Azure Blob Storage support in quickS3

quickS3 now supports Azure Blob Storage as a first-class provider, with the same security, roles, and audit features you get with S3 and no compatibility layer.

3 min read

quickS3 now supports Azure Blob Storage. You get the same experience as with S3: role-based access, short-term audit logging, browser uploads and downloads, and one place to manage who can see and change your data. There’s no S3 compatibility shim involved. We talk to Azure’s native APIs and use Azure’s own terms.

Why we added it

A lot of teams already run their apps and data on Azure, and they kept asking us to cover Blob Storage directly instead of routing everything through S3. Now that it’s in quickS3, your access control lives in one place: the same roles, permissions, and audit trail apply whether the backend is S3, R2, or Azure Blob. And it’s genuinely Azure underneath. You work with containers and blobs, a storage account, and an account key, rather than pretending any of it is S3. The security model doesn’t change either. Credentials stay encrypted at rest, access is scoped, and downloads and uploads run through short-lived signed URLs.

What you can do

Once you’ve connected an Azure Blob account, you can browse containers and blobs by prefix (with optional container scoping), download files through short-lived signed URLs, and upload files with the same progress and cancellation handling you already get with S3. Larger uploads work too. If your role has write permission, you can delete blobs, and every action lands in your organisation’s audit trail.

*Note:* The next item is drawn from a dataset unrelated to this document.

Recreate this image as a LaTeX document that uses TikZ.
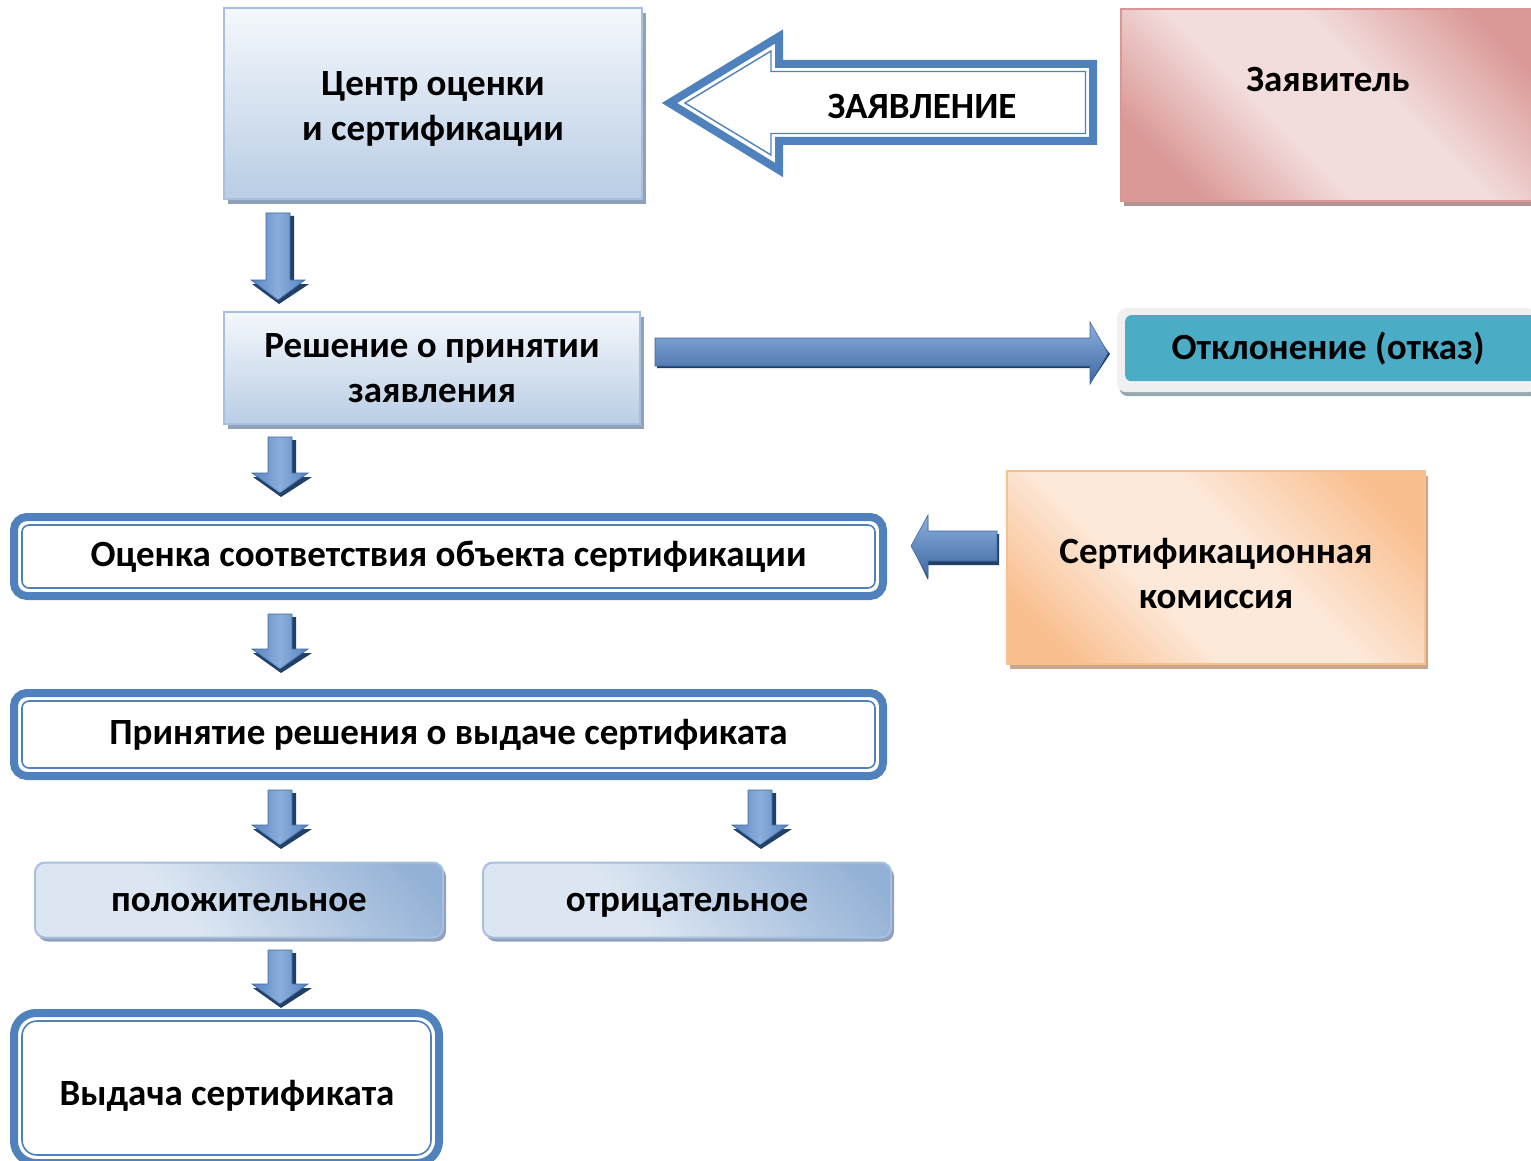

Permissions are allow-only and role-based. You decide which containers, and optionally which prefixes, each role can read or write, and quickS3 enforces it.

How to connect Azure Blob Storage

  1. In the Azure Portal, open your storage account (or create one).
  2. Under Security + networkingAccess keys, copy the storage account name and one account key (key1 or key2). Keep the key somewhere safe; you won’t need to paste it again after saving in quickS3.
  3. In quickS3, go to Storage Providers and click Add Provider.
  4. Choose Azure Blob Storage.
  5. Enter:
    • Storage account is your Azure storage account name (e.g. mystorageaccount).
    • Account key is the Base64 account key from the Azure Portal.
    • Container scopes (optional): leave this blank to let quickS3 list every container the key can reach. If the key can’t list containers, enter a comma-separated list of names (e.g. media, backups).
  6. Leave Allow quickS3 to update bucket CORS settings (recommended) on so quickS3 can add the quicks3.com origin to your container’s CORS rules for browser uploads.
  7. Save. quickS3 validates the connection, and then you can assign containers to roles and start browsing.

Same security, same workflow

Azure Blob follows the same patterns as our S3 providers. Credentials are stored encrypted at rest in your organisation and never leave our secure environment. You can limit a connection to specific containers, and optionally prefixes, so roles only see what they need. Downloads and uploads use time-limited Azure SAS URLs generated on demand, and list, download, upload, and delete actions all get recorded for short-term auditing.

If you’re already running quickS3 on AWS S3, Cloudflare R2, or another provider, none of this will feel new. Add the provider, set up roles and permissions, and your team has one consistent way to work with blobs and buckets.